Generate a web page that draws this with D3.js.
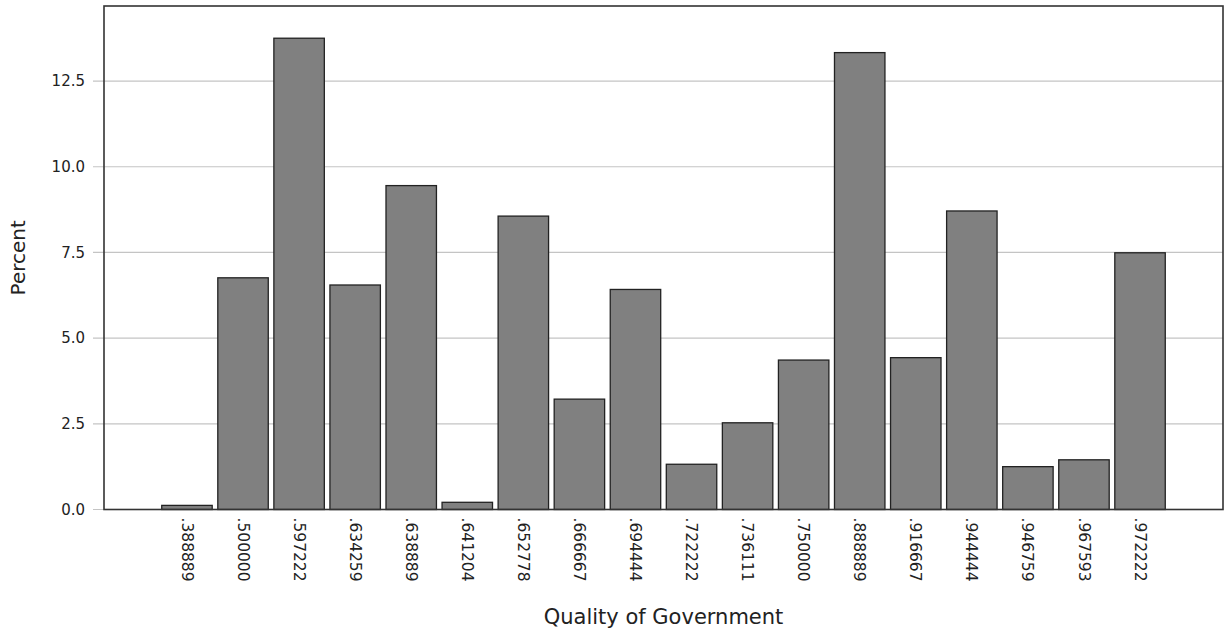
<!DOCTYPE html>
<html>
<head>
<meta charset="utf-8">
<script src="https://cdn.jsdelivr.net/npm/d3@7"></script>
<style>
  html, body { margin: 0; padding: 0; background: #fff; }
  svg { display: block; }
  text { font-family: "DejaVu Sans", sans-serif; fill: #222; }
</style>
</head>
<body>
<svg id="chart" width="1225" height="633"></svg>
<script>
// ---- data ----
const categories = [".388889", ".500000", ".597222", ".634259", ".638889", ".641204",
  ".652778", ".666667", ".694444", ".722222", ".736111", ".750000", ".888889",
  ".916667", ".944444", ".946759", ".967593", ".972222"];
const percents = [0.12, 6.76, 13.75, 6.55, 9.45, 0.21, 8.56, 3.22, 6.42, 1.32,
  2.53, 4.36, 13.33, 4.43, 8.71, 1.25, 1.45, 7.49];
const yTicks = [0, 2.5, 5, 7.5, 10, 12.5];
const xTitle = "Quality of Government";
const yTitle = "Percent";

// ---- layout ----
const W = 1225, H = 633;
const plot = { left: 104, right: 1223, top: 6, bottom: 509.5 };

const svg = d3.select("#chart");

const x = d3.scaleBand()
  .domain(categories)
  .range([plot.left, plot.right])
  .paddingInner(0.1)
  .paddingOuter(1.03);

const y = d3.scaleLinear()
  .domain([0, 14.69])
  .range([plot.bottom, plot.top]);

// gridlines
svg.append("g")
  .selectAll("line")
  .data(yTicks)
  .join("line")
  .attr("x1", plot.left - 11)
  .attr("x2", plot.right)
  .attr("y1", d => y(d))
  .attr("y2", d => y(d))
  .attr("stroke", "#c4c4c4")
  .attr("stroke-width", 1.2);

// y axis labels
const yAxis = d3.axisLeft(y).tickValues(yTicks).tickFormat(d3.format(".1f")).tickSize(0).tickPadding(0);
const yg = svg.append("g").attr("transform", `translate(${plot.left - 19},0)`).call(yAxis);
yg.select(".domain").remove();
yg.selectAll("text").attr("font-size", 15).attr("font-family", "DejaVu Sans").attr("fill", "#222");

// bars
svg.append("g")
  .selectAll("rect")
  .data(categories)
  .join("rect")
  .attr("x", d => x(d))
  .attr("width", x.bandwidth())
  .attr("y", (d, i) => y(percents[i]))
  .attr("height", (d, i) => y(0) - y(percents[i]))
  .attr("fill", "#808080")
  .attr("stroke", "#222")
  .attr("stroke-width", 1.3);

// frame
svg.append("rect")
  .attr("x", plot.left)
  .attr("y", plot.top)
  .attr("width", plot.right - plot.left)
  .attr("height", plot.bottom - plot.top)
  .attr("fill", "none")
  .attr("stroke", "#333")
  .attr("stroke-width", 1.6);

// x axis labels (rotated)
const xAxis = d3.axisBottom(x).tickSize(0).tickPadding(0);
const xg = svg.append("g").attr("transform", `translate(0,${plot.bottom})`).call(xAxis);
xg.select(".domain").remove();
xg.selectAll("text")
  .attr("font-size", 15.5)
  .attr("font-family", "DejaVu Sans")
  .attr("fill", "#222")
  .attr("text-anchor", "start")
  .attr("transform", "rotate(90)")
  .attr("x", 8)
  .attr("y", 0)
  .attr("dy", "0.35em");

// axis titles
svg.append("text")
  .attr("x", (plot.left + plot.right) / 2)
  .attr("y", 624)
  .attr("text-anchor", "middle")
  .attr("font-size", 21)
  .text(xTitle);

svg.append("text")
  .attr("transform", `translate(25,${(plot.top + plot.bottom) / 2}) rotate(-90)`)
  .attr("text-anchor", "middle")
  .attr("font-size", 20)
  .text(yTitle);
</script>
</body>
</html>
• • • •
[WORK TO DO]
Copy out every line of the material above exactly, skipping the pictures.

[EXPECTED OUTPUT]
Generate a web page that draws this with D3.js.
<!DOCTYPE html>
<html>
<head>
<meta charset="utf-8">
<script src="https://cdn.jsdelivr.net/npm/d3@7"></script>
<style>
  html, body { margin: 0; padding: 0; background: #fff; }
  svg { display: block; }
  text { font-family: "DejaVu Sans", sans-serif; fill: #222; }
</style>
</head>
<body>
<svg id="chart" width="1225" height="633"></svg>
<script>
// ---- data ----
const categories = [".388889", ".500000", ".597222", ".634259", ".638889", ".641204",
  ".652778", ".666667", ".694444", ".722222", ".736111", ".750000", ".888889",
  ".916667", ".944444", ".946759", ".967593", ".972222"];
const percents = [0.12, 6.76, 13.75, 6.55, 9.45, 0.21, 8.56, 3.22, 6.42, 1.32,
  2.53, 4.36, 13.33, 4.43, 8.71, 1.25, 1.45, 7.49];
const yTicks = [0, 2.5, 5, 7.5, 10, 12.5];
const xTitle = "Quality of Government";
const yTitle = "Percent";

// ---- layout ----
const W = 1225, H = 633;
const plot = { left: 104, right: 1223, top: 6, bottom: 509.5 };

const svg = d3.select("#chart");

const x = d3.scaleBand()
  .domain(categories)
  .range([plot.left, plot.right])
  .paddingInner(0.1)
  .paddingOuter(1.03);

const y = d3.scaleLinear()
  .domain([0, 14.69])
  .range([plot.bottom, plot.top]);

// gridlines
svg.append("g")
  .selectAll("line")
  .data(yTicks)
  .join("line")
  .attr("x1", plot.left - 11)
  .attr("x2", plot.right)
  .attr("y1", d => y(d))
  .attr("y2", d => y(d))
  .attr("stroke", "#c4c4c4")
  .attr("stroke-width", 1.2);

// y axis labels
const yAxis = d3.axisLeft(y).tickValues(yTicks).tickFormat(d3.format(".1f")).tickSize(0).tickPadding(0);
const yg = svg.append("g").attr("transform", `translate(${plot.left - 19},0)`).call(yAxis);
yg.select(".domain").remove();
yg.selectAll("text").attr("font-size", 15).attr("font-family", "DejaVu Sans").attr("fill", "#222");

// bars
svg.append("g")
  .selectAll("rect")
  .data(categories)
  .join("rect")
  .attr("x", d => x(d))
  .attr("width", x.bandwidth())
  .attr("y", (d, i) => y(percents[i]))
  .attr("height", (d, i) => y(0) - y(percents[i]))
  .attr("fill", "#808080")
  .attr("stroke", "#222")
  .attr("stroke-width", 1.3);

// frame
svg.append("rect")
  .attr("x", plot.left)
  .attr("y", plot.top)
  .attr("width", plot.right - plot.left)
  .attr("height", plot.bottom - plot.top)
  .attr("fill", "none")
  .attr("stroke", "#333")
  .attr("stroke-width", 1.6);

// x axis labels (rotated)
const xAxis = d3.axisBottom(x).tickSize(0).tickPadding(0);
const xg = svg.append("g").attr("transform", `translate(0,${plot.bottom})`).call(xAxis);
xg.select(".domain").remove();
xg.selectAll("text")
  .attr("font-size", 15.5)
  .attr("font-family", "DejaVu Sans")
  .attr("fill", "#222")
  .attr("text-anchor", "start")
  .attr("transform", "rotate(90)")
  .attr("x", 8)
  .attr("y", 0)
  .attr("dy", "0.35em");

// axis titles
svg.append("text")
  .attr("x", (plot.left + plot.right) / 2)
  .attr("y", 624)
  .attr("text-anchor", "middle")
  .attr("font-size", 21)
  .text(xTitle);

svg.append("text")
  .attr("transform", `translate(25,${(plot.top + plot.bottom) / 2}) rotate(-90)`)
  .attr("text-anchor", "middle")
  .attr("font-size", 20)
  .text(yTitle);
</script>
</body>
</html>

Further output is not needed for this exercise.